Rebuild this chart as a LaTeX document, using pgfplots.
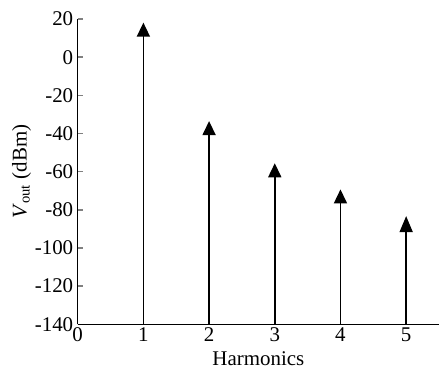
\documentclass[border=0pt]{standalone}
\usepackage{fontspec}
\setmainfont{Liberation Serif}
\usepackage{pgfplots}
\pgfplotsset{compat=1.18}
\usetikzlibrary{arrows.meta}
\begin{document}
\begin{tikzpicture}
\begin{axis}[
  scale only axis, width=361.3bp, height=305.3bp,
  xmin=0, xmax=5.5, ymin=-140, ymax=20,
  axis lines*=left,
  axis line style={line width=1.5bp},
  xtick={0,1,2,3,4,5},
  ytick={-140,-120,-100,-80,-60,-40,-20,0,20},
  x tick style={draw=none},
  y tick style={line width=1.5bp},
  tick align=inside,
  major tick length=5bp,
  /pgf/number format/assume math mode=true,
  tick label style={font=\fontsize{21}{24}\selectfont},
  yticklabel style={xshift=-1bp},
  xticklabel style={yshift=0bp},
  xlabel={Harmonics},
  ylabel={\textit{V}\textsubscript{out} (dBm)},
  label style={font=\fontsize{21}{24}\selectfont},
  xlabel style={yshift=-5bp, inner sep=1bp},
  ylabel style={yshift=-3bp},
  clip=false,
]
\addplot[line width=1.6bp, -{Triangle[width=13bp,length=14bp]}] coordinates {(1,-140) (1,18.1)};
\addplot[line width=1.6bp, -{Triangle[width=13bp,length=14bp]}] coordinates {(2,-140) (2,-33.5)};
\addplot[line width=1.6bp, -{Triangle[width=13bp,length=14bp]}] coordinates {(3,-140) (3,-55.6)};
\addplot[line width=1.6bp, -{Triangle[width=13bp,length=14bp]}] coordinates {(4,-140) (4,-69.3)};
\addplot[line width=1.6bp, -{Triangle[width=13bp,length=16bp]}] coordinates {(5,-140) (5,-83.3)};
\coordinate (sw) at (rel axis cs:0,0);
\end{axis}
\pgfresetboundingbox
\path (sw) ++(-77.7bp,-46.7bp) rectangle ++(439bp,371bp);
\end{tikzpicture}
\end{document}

Problem to solve
Transcribe the whole listing exactly. Pictures stay out of your copy.

Finished exercise
Rebuild this chart as a LaTeX document, using pgfplots.
\documentclass[border=0pt]{standalone}
\usepackage{fontspec}
\setmainfont{Liberation Serif}
\usepackage{pgfplots}
\pgfplotsset{compat=1.18}
\usetikzlibrary{arrows.meta}
\begin{document}
\begin{tikzpicture}
\begin{axis}[
  scale only axis, width=361.3bp, height=305.3bp,
  xmin=0, xmax=5.5, ymin=-140, ymax=20,
  axis lines*=left,
  axis line style={line width=1.5bp},
  xtick={0,1,2,3,4,5},
  ytick={-140,-120,-100,-80,-60,-40,-20,0,20},
  x tick style={draw=none},
  y tick style={line width=1.5bp},
  tick align=inside,
  major tick length=5bp,
  /pgf/number format/assume math mode=true,
  tick label style={font=\fontsize{21}{24}\selectfont},
  yticklabel style={xshift=-1bp},
  xticklabel style={yshift=0bp},
  xlabel={Harmonics},
  ylabel={\textit{V}\textsubscript{out} (dBm)},
  label style={font=\fontsize{21}{24}\selectfont},
  xlabel style={yshift=-5bp, inner sep=1bp},
  ylabel style={yshift=-3bp},
  clip=false,
]
\addplot[line width=1.6bp, -{Triangle[width=13bp,length=14bp]}] coordinates {(1,-140) (1,18.1)};
\addplot[line width=1.6bp, -{Triangle[width=13bp,length=14bp]}] coordinates {(2,-140) (2,-33.5)};
\addplot[line width=1.6bp, -{Triangle[width=13bp,length=14bp]}] coordinates {(3,-140) (3,-55.6)};
\addplot[line width=1.6bp, -{Triangle[width=13bp,length=14bp]}] coordinates {(4,-140) (4,-69.3)};
\addplot[line width=1.6bp, -{Triangle[width=13bp,length=16bp]}] coordinates {(5,-140) (5,-83.3)};
\coordinate (sw) at (rel axis cs:0,0);
\end{axis}
\pgfresetboundingbox
\path (sw) ++(-77.7bp,-46.7bp) rectangle ++(439bp,371bp);
\end{tikzpicture}
\end{document}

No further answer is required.